In the opening chapters of the book Emerson describes the ethnic groups that have influenced English identity and society. In doing so, he adopts the language of race, and thus speaks of the Saxon, Celtic, Norman and Nordic “races” that have, successively, contributed to shaping the English character. He has more to say about the Saxon and Nordic groups than the others, giving the impression, perhaps, of a bias in their favor. Far from portraying the English as a pure race, he concludes that “Everything English is a fusion of distant and antagonistic elements.” 

Although he cites the names of several writers who have written on the subject of race, Emerson dismisses the notion that racial characteristics are imperishable and deterministic. Moreover, he says, “you cannot draw a line where a race begins or ends.” Some reckon five races, others from three to as many as eleven. One who isn’t mentioned, but may have had more of an influence on Emerson’s thinking is the German philosopher, Johann Gottfried Herder, who promoted the notion of cultural identity, based largely on language. The discussion of race in English Traits has little to do with the racial theories, popular in America, that deemed Jews, Native Americans and African-Americans inherently inferior to Anglo-Saxon white people. 

As far as Emerson’s views of black people are concerned, I believe it is fair to say, based on his journals, that these evolved. Early on, he seems to endorse conventional views of racial superiority, but, as time went one, he clearly distanced himself from his early statements on the subject. Growing up in New England, Emerson did not have much personal contact with African Americans or, for that matter, other ethnic groups. But, as European immigration and the issue of slavery became more prominent in and around Boston, his instinct was to embrace diversity rather than reject it. 

*“Seeing White” Podcast: http://www.sceneonradio.org/episode-34-on-crazy-we-built-a-nation-seeing-white-part-4/

2 thoughts on “Was Emerson a Racist?

  1. Thanks for this thoughtful response to my query a few weeks ago. The question that I came away from the Seeing White podcast wasn’t ‘how did Emerson feel about black people?’ or ‘was he racist?’, but rather, what part did he play as an intellectual influence on our culture in the support and perpetuation of white supremacy culture? Pointer’s attention to him has to do with the ongoing impact of English Traits which she claims was a popular book into the 20th century. Thus while it may be understandable that Emerson held the views he did, the ongoing impact of his work that supports white supremacy is something to be more carefully investigated.

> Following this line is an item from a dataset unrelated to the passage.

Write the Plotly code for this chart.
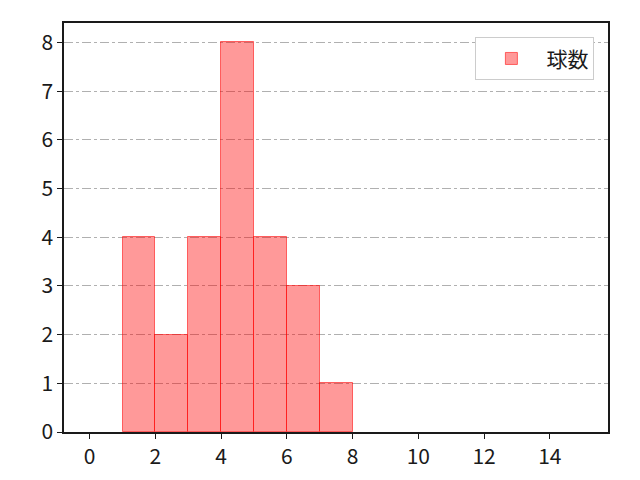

    Part of the problem with asking the question of his racism is that racism hasn’t ever been solely about our personal feelings and beliefs about people of color. It’s more profoundly about the systems of oppression that continue to have impact upon the lives of a vast number of people, *and in which we continue to participate.*

    My curiosity is still how that underlying understanding of race and its hierarchy have impact upon Unitarianism, and how does it continue to have an impact as we grapple with white supremacy today. By reaching back to our ancestors, how can we be assisted in understanding our own participation in that culture?

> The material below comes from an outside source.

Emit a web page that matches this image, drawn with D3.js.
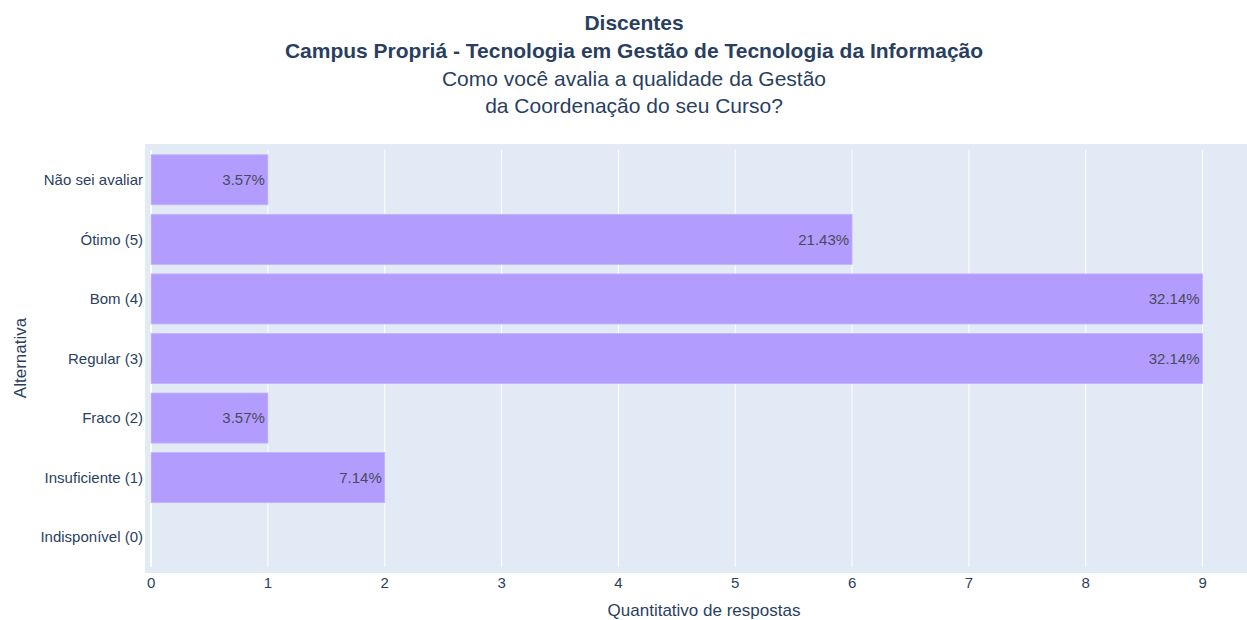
<!DOCTYPE html>
<html>
<head>
<meta charset="utf-8">
<script src="https://cdn.jsdelivr.net/npm/d3@7"></script>
<style>
  body { margin: 0; background: #fff; }
  text { font-family: "Liberation Sans", Arial, sans-serif; }
</style>
</head>
<body>
<div id="chart"></div>
<script>
var categories = ['Não sei avaliar', 'Ótimo (5)', 'Bom (4)', 'Regular (3)', 'Fraco (2)', 'Insuficiente (1)', 'Indisponível (0)'];
var counts = [1, 6, 9, 9, 1, 2, 0];
var labels = ['3.57%', '21.43%', '32.14%', '32.14%', '3.57%', '7.14%', ''];
var xTicks = [0, 1, 2, 3, 4, 5, 6, 7, 8, 9];
var titleLines = ['Discentes', 'Campus Propriá - Tecnologia em Gestão de Tecnologia da Informação', 'Como você avalia a qualidade da Gestão', 'da Coordenação do seu Curso?'];

var width = 1247, height = 620;
var bg = {left: 145, right: 1247, top: 144, bottom: 573};
var inner = {top: 150, bottom: 567};

var svg = d3.select('#chart')
    .append('svg')
    .attr('width', width)
    .attr('height', height);

var x = d3.scaleLinear()
    .domain([-0.052, 9.38])
    .range([bg.left, bg.right]);

var y = d3.scaleBand()
    .domain(categories)
    .range([inner.top, inner.bottom])
    .paddingInner(0.16)
    .paddingOuter(0.08);

svg.append('rect')
    .attr('x', bg.left)
    .attr('y', bg.top)
    .attr('width', bg.right - bg.left)
    .attr('height', bg.bottom - bg.top)
    .attr('fill', '#e1eaf5');

// grid lines
svg.append('g')
    .selectAll('line')
    .data(xTicks)
    .enter()
    .append('line')
    .attr('x1', function(d) { return x(d) })
    .attr('x2', function(d) { return x(d) })
    .attr('y1', inner.top)
    .attr('y2', inner.bottom)
    .attr('stroke', '#fff')
    .attr('stroke-width', function(d) { return d === 0 ? 2 : 1 });

// bars
var bar = svg.append('g')
    .selectAll('g')
    .data(categories)
    .enter()
    .append('g');

bar.append('rect')
    .attr('x', x(0))
    .attr('y', function(d) { return y(d) })
    .attr('width', function(d, i) { return x(counts[i]) - x(0) })
    .attr('height', y.bandwidth())
    .attr('fill', '#b29dff')
    .attr('stroke', '#c3b3ff')
    .attr('stroke-width', 0.8)
    .attr('display', function(d, i) { return counts[i] > 0 ? null : 'none' });

bar.append('text')
    .attr('x', function(d, i) { return x(counts[i]) - 3 })
    .attr('y', function(d) { return y(d) + y.bandwidth() / 2 })
    .attr('dy', '0.35em')
    .attr('text-anchor', 'end')
    .attr('font-size', 15)
    .attr('fill', '#4a4a5a')
    .text(function(d, i) { return labels[i] });

// y axis labels
svg.append('g')
    .selectAll('text')
    .data(categories)
    .enter()
    .append('text')
    .attr('x', bg.left - 2)
    .attr('y', function(d) { return y(d) + y.bandwidth() / 2 })
    .attr('dy', '0.35em')
    .attr('text-anchor', 'end')
    .attr('font-size', 15)
    .attr('fill', '#2a3f5f')
    .text(function(d) { return d });

// x axis labels
svg.append('g')
    .selectAll('text')
    .data(xTicks)
    .enter()
    .append('text')
    .attr('x', function(d) { return x(d) })
    .attr('y', 583)
    .attr('dy', '0.35em')
    .attr('text-anchor', 'middle')
    .attr('font-size', 15)
    .attr('fill', '#2a3f5f')
    .text(function(d) { return d });

svg.append('text')
    .attr('x', 704)
    .attr('y', 610)
    .attr('dy', '0.35em')
    .attr('text-anchor', 'middle')
    .attr('font-size', 17)
    .attr('fill', '#2a3f5f')
    .text('Quantitativo de respostas');

svg.append('text')
    .attr('transform', 'translate(20,358) rotate(-90)')
    .attr('dy', '0.35em')
    .attr('text-anchor', 'middle')
    .attr('font-size', 17)
    .attr('fill', '#2a3f5f')
    .text('Alternativa');

// title
var titleY = [23, 51, 79, 106];
svg.append('g')
    .selectAll('text')
    .data(titleLines)
    .enter()
    .append('text')
    .attr('x', 634)
    .attr('y', function(d, i) { return titleY[i] })
    .attr('dy', '0.35em')
    .attr('text-anchor', 'middle')
    .attr('font-size', 21)
    .attr('font-weight', function(d, i) { return i < 2 ? 'bold' : 'normal' })
    .attr('fill', '#2a3f5f')
    .text(function(d) { return d });
</script>
</body>
</html>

  2. No doubt, Emerson is an example of white privilege, in spite of his avowed antislavery writings. If pressed, he would have probably acknowledged this. But I believe Unitarians of his day were less likely to consider African Americans capable of improvement than he did. I resist the implication that he is the poster boy for UU white privilege. He was anything but. As for the influence of English Traits, it was the lest popular and least read of his many books. And, as I suggested in my response to you, hardly a manfesto of Anglo-Saxon superiority.